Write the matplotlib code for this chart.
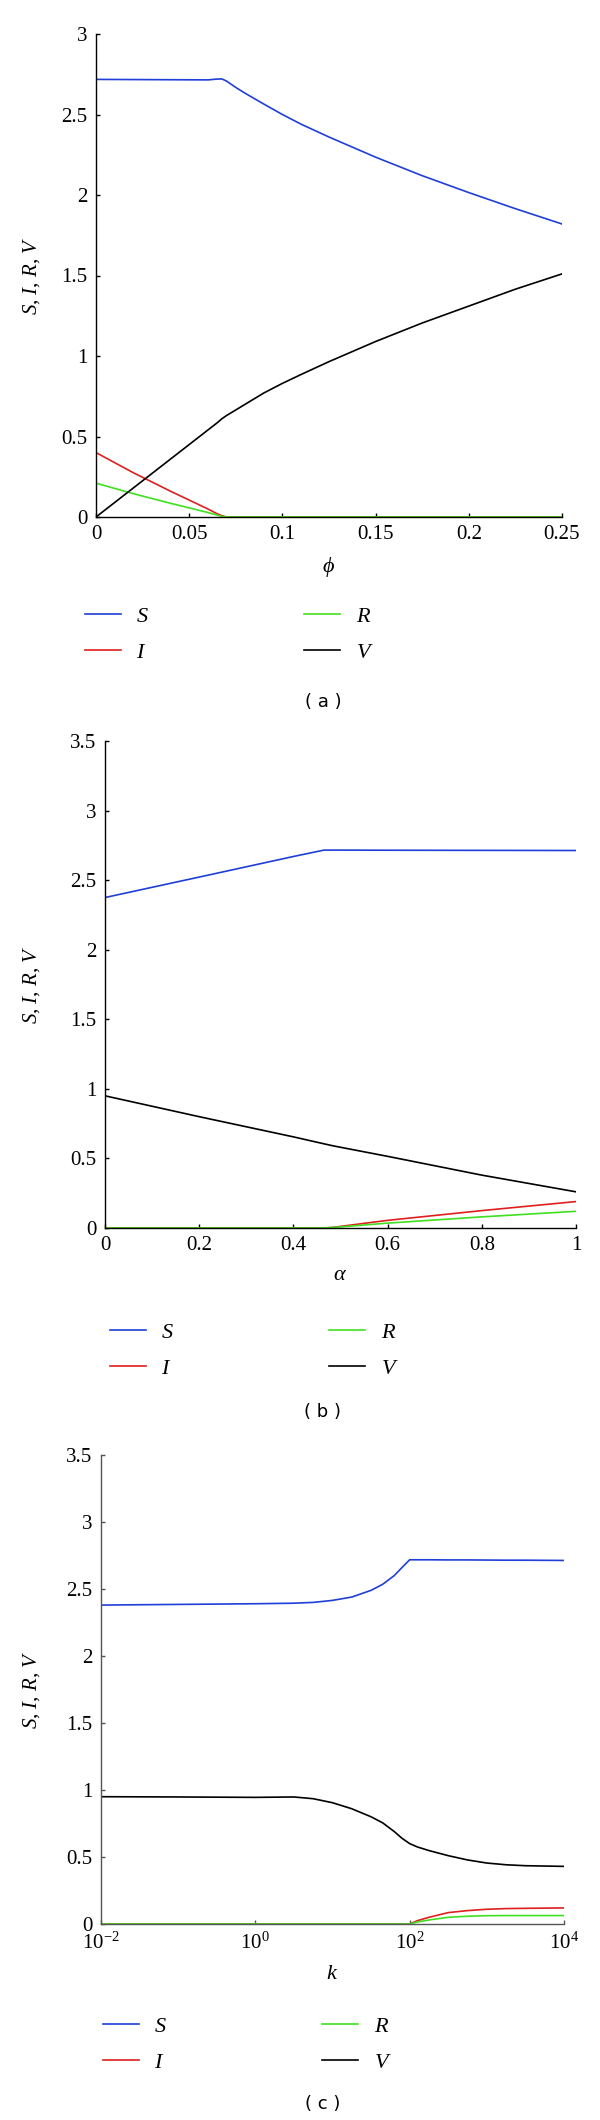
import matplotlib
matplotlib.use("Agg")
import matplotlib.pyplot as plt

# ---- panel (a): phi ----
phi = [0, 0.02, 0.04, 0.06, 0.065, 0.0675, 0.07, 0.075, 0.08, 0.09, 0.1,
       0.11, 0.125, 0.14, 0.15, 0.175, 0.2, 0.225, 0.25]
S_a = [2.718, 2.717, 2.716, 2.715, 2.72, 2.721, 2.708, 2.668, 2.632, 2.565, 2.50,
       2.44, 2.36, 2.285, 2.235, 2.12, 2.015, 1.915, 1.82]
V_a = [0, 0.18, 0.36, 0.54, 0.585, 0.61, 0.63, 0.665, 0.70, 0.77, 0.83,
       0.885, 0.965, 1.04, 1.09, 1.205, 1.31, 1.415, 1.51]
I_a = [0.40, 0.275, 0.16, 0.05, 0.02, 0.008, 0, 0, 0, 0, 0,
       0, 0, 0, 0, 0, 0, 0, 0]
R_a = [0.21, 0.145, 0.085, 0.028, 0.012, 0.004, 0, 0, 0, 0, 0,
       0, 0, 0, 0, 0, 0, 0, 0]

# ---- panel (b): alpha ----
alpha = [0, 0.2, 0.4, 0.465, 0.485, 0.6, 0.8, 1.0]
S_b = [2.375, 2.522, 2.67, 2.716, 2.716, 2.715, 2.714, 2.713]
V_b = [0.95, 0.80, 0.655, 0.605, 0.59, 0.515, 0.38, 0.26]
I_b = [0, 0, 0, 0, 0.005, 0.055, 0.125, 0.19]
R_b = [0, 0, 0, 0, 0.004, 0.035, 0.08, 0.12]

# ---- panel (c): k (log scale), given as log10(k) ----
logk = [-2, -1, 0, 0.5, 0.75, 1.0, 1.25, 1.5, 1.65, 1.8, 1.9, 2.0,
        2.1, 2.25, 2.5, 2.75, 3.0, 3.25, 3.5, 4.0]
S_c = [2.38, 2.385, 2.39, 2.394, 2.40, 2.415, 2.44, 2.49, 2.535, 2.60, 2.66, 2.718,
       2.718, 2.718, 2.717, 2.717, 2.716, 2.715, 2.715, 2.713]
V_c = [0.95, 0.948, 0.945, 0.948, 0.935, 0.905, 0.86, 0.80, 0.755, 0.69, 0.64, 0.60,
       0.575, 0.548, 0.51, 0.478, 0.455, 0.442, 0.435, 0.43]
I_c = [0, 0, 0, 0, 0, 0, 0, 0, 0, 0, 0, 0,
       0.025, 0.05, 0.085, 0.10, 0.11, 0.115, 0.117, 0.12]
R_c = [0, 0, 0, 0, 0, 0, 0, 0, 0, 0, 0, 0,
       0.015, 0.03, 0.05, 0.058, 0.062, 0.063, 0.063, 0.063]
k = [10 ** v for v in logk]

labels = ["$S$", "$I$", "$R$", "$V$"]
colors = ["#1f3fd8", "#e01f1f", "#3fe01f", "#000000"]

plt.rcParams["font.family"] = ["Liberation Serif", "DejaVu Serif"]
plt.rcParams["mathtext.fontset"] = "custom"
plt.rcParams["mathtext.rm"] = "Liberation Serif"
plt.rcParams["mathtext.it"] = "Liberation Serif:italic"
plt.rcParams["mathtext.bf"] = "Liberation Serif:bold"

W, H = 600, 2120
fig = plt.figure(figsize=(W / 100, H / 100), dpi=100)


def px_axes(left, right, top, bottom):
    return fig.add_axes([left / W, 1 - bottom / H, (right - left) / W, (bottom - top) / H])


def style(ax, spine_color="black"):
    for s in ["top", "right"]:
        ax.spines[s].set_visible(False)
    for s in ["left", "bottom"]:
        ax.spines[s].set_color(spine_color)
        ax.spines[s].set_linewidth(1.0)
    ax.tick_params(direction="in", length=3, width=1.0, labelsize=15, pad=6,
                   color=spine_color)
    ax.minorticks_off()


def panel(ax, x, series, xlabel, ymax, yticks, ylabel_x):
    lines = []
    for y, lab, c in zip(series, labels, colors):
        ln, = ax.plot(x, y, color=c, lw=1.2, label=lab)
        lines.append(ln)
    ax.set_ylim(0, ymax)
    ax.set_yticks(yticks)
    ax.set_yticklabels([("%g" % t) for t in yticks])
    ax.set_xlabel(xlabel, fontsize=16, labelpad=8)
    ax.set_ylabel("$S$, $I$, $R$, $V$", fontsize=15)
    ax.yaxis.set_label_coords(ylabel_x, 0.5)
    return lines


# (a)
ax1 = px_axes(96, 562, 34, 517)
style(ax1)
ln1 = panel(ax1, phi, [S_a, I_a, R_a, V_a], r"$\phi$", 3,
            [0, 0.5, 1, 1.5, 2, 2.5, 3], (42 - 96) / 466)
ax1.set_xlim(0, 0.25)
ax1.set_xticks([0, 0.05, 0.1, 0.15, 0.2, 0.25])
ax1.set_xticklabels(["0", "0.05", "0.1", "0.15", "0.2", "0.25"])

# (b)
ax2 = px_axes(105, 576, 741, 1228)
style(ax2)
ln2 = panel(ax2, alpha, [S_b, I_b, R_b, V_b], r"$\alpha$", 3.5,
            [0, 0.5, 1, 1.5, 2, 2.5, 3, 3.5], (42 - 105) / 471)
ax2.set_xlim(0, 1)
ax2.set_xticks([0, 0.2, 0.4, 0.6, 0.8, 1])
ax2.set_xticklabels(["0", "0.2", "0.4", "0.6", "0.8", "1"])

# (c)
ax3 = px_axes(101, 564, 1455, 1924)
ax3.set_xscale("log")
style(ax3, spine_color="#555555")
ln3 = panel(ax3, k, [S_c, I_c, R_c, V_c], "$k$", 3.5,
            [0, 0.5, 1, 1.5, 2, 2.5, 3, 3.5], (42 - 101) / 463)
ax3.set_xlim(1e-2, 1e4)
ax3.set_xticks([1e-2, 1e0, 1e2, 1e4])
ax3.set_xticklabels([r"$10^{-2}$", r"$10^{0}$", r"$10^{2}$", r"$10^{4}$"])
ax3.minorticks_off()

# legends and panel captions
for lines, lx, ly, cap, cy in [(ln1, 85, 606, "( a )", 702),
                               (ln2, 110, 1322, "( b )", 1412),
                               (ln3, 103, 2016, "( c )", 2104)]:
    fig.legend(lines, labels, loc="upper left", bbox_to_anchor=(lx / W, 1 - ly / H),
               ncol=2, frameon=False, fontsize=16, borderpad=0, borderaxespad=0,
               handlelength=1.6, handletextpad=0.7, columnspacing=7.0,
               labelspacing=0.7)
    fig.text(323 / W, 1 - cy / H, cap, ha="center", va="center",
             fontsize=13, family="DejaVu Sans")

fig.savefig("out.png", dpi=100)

----

_Requirements_
Reproduce the data verbatim. Do not carry any picture into the copy.

_Solution to this task_
Write the matplotlib code for this chart.
import matplotlib
matplotlib.use("Agg")
import matplotlib.pyplot as plt

# ---- panel (a): phi ----
phi = [0, 0.02, 0.04, 0.06, 0.065, 0.0675, 0.07, 0.075, 0.08, 0.09, 0.1,
       0.11, 0.125, 0.14, 0.15, 0.175, 0.2, 0.225, 0.25]
S_a = [2.718, 2.717, 2.716, 2.715, 2.72, 2.721, 2.708, 2.668, 2.632, 2.565, 2.50,
       2.44, 2.36, 2.285, 2.235, 2.12, 2.015, 1.915, 1.82]
V_a = [0, 0.18, 0.36, 0.54, 0.585, 0.61, 0.63, 0.665, 0.70, 0.77, 0.83,
       0.885, 0.965, 1.04, 1.09, 1.205, 1.31, 1.415, 1.51]
I_a = [0.40, 0.275, 0.16, 0.05, 0.02, 0.008, 0, 0, 0, 0, 0,
       0, 0, 0, 0, 0, 0, 0, 0]
R_a = [0.21, 0.145, 0.085, 0.028, 0.012, 0.004, 0, 0, 0, 0, 0,
       0, 0, 0, 0, 0, 0, 0, 0]

# ---- panel (b): alpha ----
alpha = [0, 0.2, 0.4, 0.465, 0.485, 0.6, 0.8, 1.0]
S_b = [2.375, 2.522, 2.67, 2.716, 2.716, 2.715, 2.714, 2.713]
V_b = [0.95, 0.80, 0.655, 0.605, 0.59, 0.515, 0.38, 0.26]
I_b = [0, 0, 0, 0, 0.005, 0.055, 0.125, 0.19]
R_b = [0, 0, 0, 0, 0.004, 0.035, 0.08, 0.12]

# ---- panel (c): k (log scale), given as log10(k) ----
logk = [-2, -1, 0, 0.5, 0.75, 1.0, 1.25, 1.5, 1.65, 1.8, 1.9, 2.0,
        2.1, 2.25, 2.5, 2.75, 3.0, 3.25, 3.5, 4.0]
S_c = [2.38, 2.385, 2.39, 2.394, 2.40, 2.415, 2.44, 2.49, 2.535, 2.60, 2.66, 2.718,
       2.718, 2.718, 2.717, 2.717, 2.716, 2.715, 2.715, 2.713]
V_c = [0.95, 0.948, 0.945, 0.948, 0.935, 0.905, 0.86, 0.80, 0.755, 0.69, 0.64, 0.60,
       0.575, 0.548, 0.51, 0.478, 0.455, 0.442, 0.435, 0.43]
I_c = [0, 0, 0, 0, 0, 0, 0, 0, 0, 0, 0, 0,
       0.025, 0.05, 0.085, 0.10, 0.11, 0.115, 0.117, 0.12]
R_c = [0, 0, 0, 0, 0, 0, 0, 0, 0, 0, 0, 0,
       0.015, 0.03, 0.05, 0.058, 0.062, 0.063, 0.063, 0.063]
k = [10 ** v for v in logk]

labels = ["$S$", "$I$", "$R$", "$V$"]
colors = ["#1f3fd8", "#e01f1f", "#3fe01f", "#000000"]

plt.rcParams["font.family"] = ["Liberation Serif", "DejaVu Serif"]
plt.rcParams["mathtext.fontset"] = "custom"
plt.rcParams["mathtext.rm"] = "Liberation Serif"
plt.rcParams["mathtext.it"] = "Liberation Serif:italic"
plt.rcParams["mathtext.bf"] = "Liberation Serif:bold"

W, H = 600, 2120
fig = plt.figure(figsize=(W / 100, H / 100), dpi=100)


def px_axes(left, right, top, bottom):
    return fig.add_axes([left / W, 1 - bottom / H, (right - left) / W, (bottom - top) / H])


def style(ax, spine_color="black"):
    for s in ["top", "right"]:
        ax.spines[s].set_visible(False)
    for s in ["left", "bottom"]:
        ax.spines[s].set_color(spine_color)
        ax.spines[s].set_linewidth(1.0)
    ax.tick_params(direction="in", length=3, width=1.0, labelsize=15, pad=6,
                   color=spine_color)
    ax.minorticks_off()


def panel(ax, x, series, xlabel, ymax, yticks, ylabel_x):
    lines = []
    for y, lab, c in zip(series, labels, colors):
        ln, = ax.plot(x, y, color=c, lw=1.2, label=lab)
        lines.append(ln)
    ax.set_ylim(0, ymax)
    ax.set_yticks(yticks)
    ax.set_yticklabels([("%g" % t) for t in yticks])
    ax.set_xlabel(xlabel, fontsize=16, labelpad=8)
    ax.set_ylabel("$S$, $I$, $R$, $V$", fontsize=15)
    ax.yaxis.set_label_coords(ylabel_x, 0.5)
    return lines


# (a)
ax1 = px_axes(96, 562, 34, 517)
style(ax1)
ln1 = panel(ax1, phi, [S_a, I_a, R_a, V_a], r"$\phi$", 3,
            [0, 0.5, 1, 1.5, 2, 2.5, 3], (42 - 96) / 466)
ax1.set_xlim(0, 0.25)
ax1.set_xticks([0, 0.05, 0.1, 0.15, 0.2, 0.25])
ax1.set_xticklabels(["0", "0.05", "0.1", "0.15", "0.2", "0.25"])

# (b)
ax2 = px_axes(105, 576, 741, 1228)
style(ax2)
ln2 = panel(ax2, alpha, [S_b, I_b, R_b, V_b], r"$\alpha$", 3.5,
            [0, 0.5, 1, 1.5, 2, 2.5, 3, 3.5], (42 - 105) / 471)
ax2.set_xlim(0, 1)
ax2.set_xticks([0, 0.2, 0.4, 0.6, 0.8, 1])
ax2.set_xticklabels(["0", "0.2", "0.4", "0.6", "0.8", "1"])

# (c)
ax3 = px_axes(101, 564, 1455, 1924)
ax3.set_xscale("log")
style(ax3, spine_color="#555555")
ln3 = panel(ax3, k, [S_c, I_c, R_c, V_c], "$k$", 3.5,
            [0, 0.5, 1, 1.5, 2, 2.5, 3, 3.5], (42 - 101) / 463)
ax3.set_xlim(1e-2, 1e4)
ax3.set_xticks([1e-2, 1e0, 1e2, 1e4])
ax3.set_xticklabels([r"$10^{-2}$", r"$10^{0}$", r"$10^{2}$", r"$10^{4}$"])
ax3.minorticks_off()

# legends and panel captions
for lines, lx, ly, cap, cy in [(ln1, 85, 606, "( a )", 702),
                               (ln2, 110, 1322, "( b )", 1412),
                               (ln3, 103, 2016, "( c )", 2104)]:
    fig.legend(lines, labels, loc="upper left", bbox_to_anchor=(lx / W, 1 - ly / H),
               ncol=2, frameon=False, fontsize=16, borderpad=0, borderaxespad=0,
               handlelength=1.6, handletextpad=0.7, columnspacing=7.0,
               labelspacing=0.7)
    fig.text(323 / W, 1 - cy / H, cap, ha="center", va="center",
             fontsize=13, family="DejaVu Sans")

fig.savefig("out.png", dpi=100)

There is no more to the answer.